Others, like Ferris criminal justice sophomore Jamelle Peebles, don’t think what happened in Charlottesville affects Ferris.
“I don’t really think it impacts Ferris because the people on campus and all races are connected in some way,” Peebles said.
Pilgrim said that he believes events like Charlottesville could happen anywhere.
“There’s racism everywhere,” Pilgrim said. “Bad things happen here also. We have people who pass out racist flyers. We have incidents between students. Something could blow up here just like it does in other places.”
Pilgrim wants students to remember the standards under which Woodbridge Ferris founded the university.
“He [Ferris] had women in the first class,” Pilgrim said. “He had international students within a decade. He had African American students right around the year 1900. We began as an institution that was inclusive in some ways. There have been times when we’ve gotten away from that. Part of what I see my job is, is to kind of help us get back to where our founder was.”

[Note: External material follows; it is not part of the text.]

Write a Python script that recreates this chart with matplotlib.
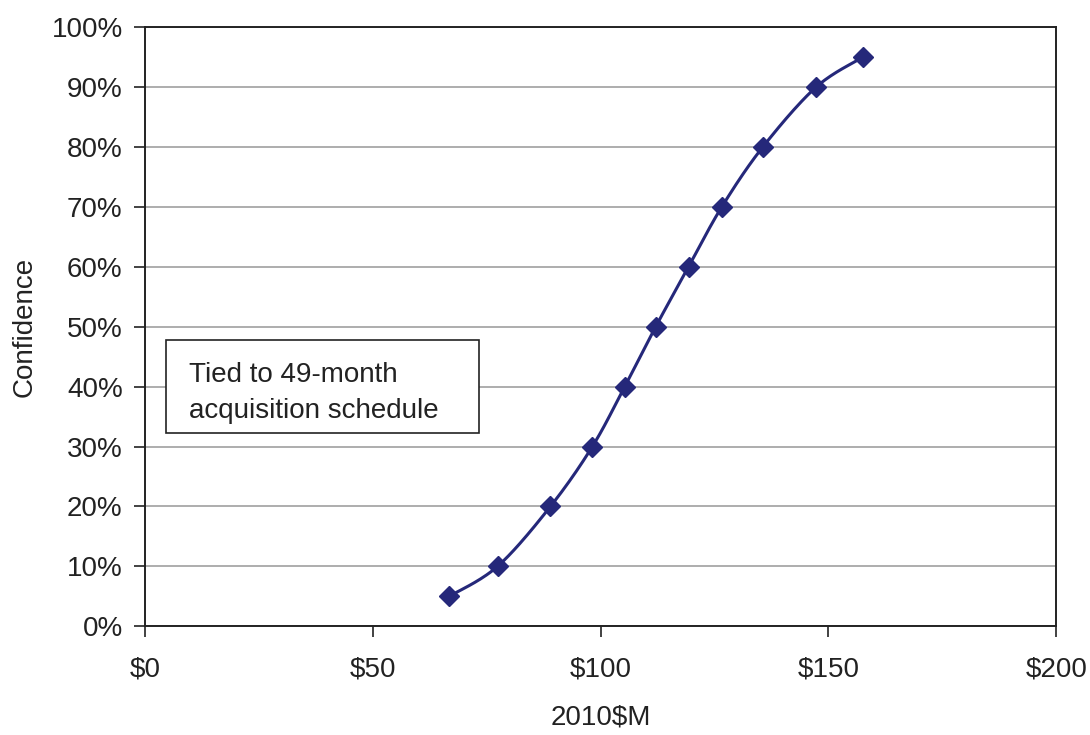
import matplotlib.pyplot as plt
import numpy as np
from matplotlib.patches import Rectangle
from matplotlib.ticker import FuncFormatter, MultipleLocator

plt.rcParams['font.family'] = ['Liberation Sans', 'DejaVu Sans']

cost = [66.8, 77.4, 89.0, 98.2, 105.3, 112.1, 119.3, 126.6, 135.6, 147.3, 157.6]
confidence = [0.05, 0.10, 0.20, 0.30, 0.40, 0.50, 0.60, 0.70, 0.80, 0.90, 0.95]
x_ticks = [0, 50, 100, 150, 200]


def smooth(xs, ys, n=30):
    # catmull-rom style smoothing, like the spreadsheet "smoothed line"
    pts = np.column_stack([xs, ys]).astype(float)
    pts = np.vstack([pts[0], pts, pts[-1]])
    out = []
    for i in range(1, len(pts) - 2):
        p0, p1, p2, p3 = pts[i - 1], pts[i], pts[i + 1], pts[i + 2]
        c1 = p1 + (p2 - p0) / 6.0
        c2 = p2 - (p3 - p1) / 6.0
        t = np.linspace(0, 1, n)[:, None]
        seg = ((1 - t) ** 3) * p1 + 3 * ((1 - t) ** 2) * t * c1 + 3 * (1 - t) * t ** 2 * c2 + t ** 3 * p2
        out.append(seg)
    out = np.vstack(out)
    return out[:, 0], out[:, 1]


fig = plt.figure(figsize=(10.9, 7.35), dpi=100)
ax = fig.add_axes([0.133, 0.148, 0.836, 0.815])

# scale y to pixel-like units so the smoothing is not distorted
sx, sy = smooth(np.array(cost), np.array(confidence) * 200)
navy = '#25287a'
ax.plot(sx, sy / 200, color=navy, lw=2.2, zorder=3)
ax.plot(cost, confidence, linestyle='none', marker='D', ms=10.5, color=navy, zorder=4)

ax.set_xlim(0, 200)
ax.set_ylim(0, 1.0)
ax.set_xticks(x_ticks)
ax.xaxis.set_major_formatter(FuncFormatter(lambda v, p: f'${v:.0f}'))
ax.yaxis.set_major_locator(MultipleLocator(0.1))
ax.yaxis.set_major_formatter(FuncFormatter(lambda v, p: f'{v * 100:.0f}%'))
ax.grid(axis='y', color='#a0a0a0', lw=1.2)
ax.set_axisbelow(True)

for s in ax.spines.values():
    s.set_color('#222222')
    s.set_linewidth(1.4)
ax.tick_params(axis='both', direction='out', length=8, width=1.2, color='#222222',
               labelsize=20, labelcolor='#222222')
ax.tick_params(axis='x', pad=14)
ax.tick_params(axis='y', pad=8)

ax.set_xlabel('2010$M', fontsize=20, color='#222222', labelpad=16)
ax.set_ylabel('Confidence', fontsize=20, color='#222222', labelpad=10)

# note box
ax.add_patch(Rectangle((0.023, 0.322), 0.344, 0.155, transform=ax.transAxes,
                       facecolor='white', edgecolor='#222222', lw=1.2, zorder=5))
ax.text(0.048, 0.39, 'Tied to 49-month\nacquisition schedule', transform=ax.transAxes,
        fontsize=20, color='#222222', va='center', ha='left', linespacing=1.5, zorder=6)

plt.savefig('out.png', dpi=100, facecolor='white')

As far as bigotry on campus goes, open-mindedness is key in preventing racial clashes.
“I think we should have open discussions about it,” Cosselmon said. “And we should be open to other people’s opinions and other people’s stances and their experiences.”
Pilgrim also agrees that respect is fundamental to any discussion.
“We must learn as a campus to disagree in ways that are civil and respectful,” Pilgrim said. “If we are doing that and if we are working towards doing that, that’s as good as we can do.”